His playing career was blighted by injury as he was forced to stop playing football at the age of 26.

“That’s when I stopped playing because I did my knee for the third time and it was almost like I realised it was the right time to call it,” he says. “Then I went down the coaching pathway.

“It was more so because of the injury and it came about by chance more than anything else. In that way it was something that I suppose it was just a secondary thing you tend to do when you are young.

“It was just a normal transition and I think I was very fortunate because somehow, I ended up doing a Level 1 course in 2004, and then went on to start coaching and playing semi-pro at the same time.”

Taff was recognised for his superb coaching and community work in 2017, when he was awarded with Coach of the Year at the Asian football awards.

“I had worked in the academy system for quite some time as a part-time coach and also I was doing a lot of mentoring with young, Asian coaches, all coaches basically,” says Taff.

"Supporting young players from all backgrounds and at the same time, I was with the FA doing some of the FA coaching education, so I suppose in many ways it came about because of my contribution across the game within football as someone from an Asian heritage that was really trying to make a difference.

“It was a great opportunity to be recognised because there aren’t many young Asian coaches that are in the industry I’m in, or doing what I’m doing. It was a great way to inspire the next generation across the country, from Luton to Birmingham, to the big hub cities.”

Now involved in the coaching set-up with the Luton academy, there is plenty Taff hopes to achieve during his time at the club.

“There are a few different aspects really. One is to really get myself embedded within the club itself where I see myself developing in my coaching to my leadership skills.

“At the same time, being part of the bigger vision of where the club is going, building up a new training ground, going from category 3 to category 2. The wider aspects of it, really connecting with the Luton community, Luton as a town. Engrossing myself and making a difference not just at the club but within the town itself.

And during his time with Luton thus far, Taff admits it has been ‘really positive’.

“What I have really enjoyed is the collective family feel there is at the club and how everyone is working together to actually fulfil the vision of the club. The overall family feel has been really nice, everyone is wanting to help, everyone is wanting to support and that has been really, really heart-warming.

“My aim is to keep on developing, to build on my elite coaching skill sets and one day work towards becoming a head coach.”

In addition to Taff, Adrian Forbes, Luton’s head of coaching and professional player development, is pleased to be involved in the scheme.

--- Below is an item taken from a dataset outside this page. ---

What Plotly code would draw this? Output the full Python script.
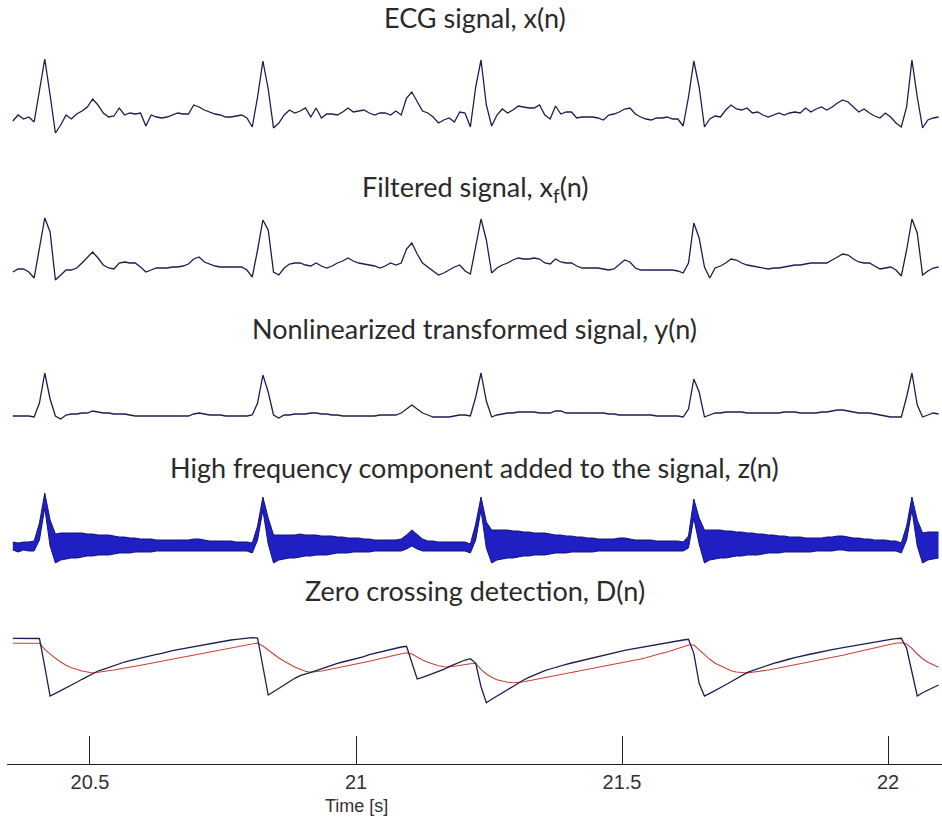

"For me to be a black coach and give someone the opportunity to be part of the world I’m in and potentially follow my footsteps was an opportunity I wasn’t prepared to turn down,” Forbes says. "We’ve found a situation where the Premier League, PFA and EFL are on our side and are trying to almost break down some barriers and change the narrative around black and Asian coaches in the game.

"Our collective of Academy players is very diverse. It’s important players can come in and know there’s someone who will understand their culture, their upbringing."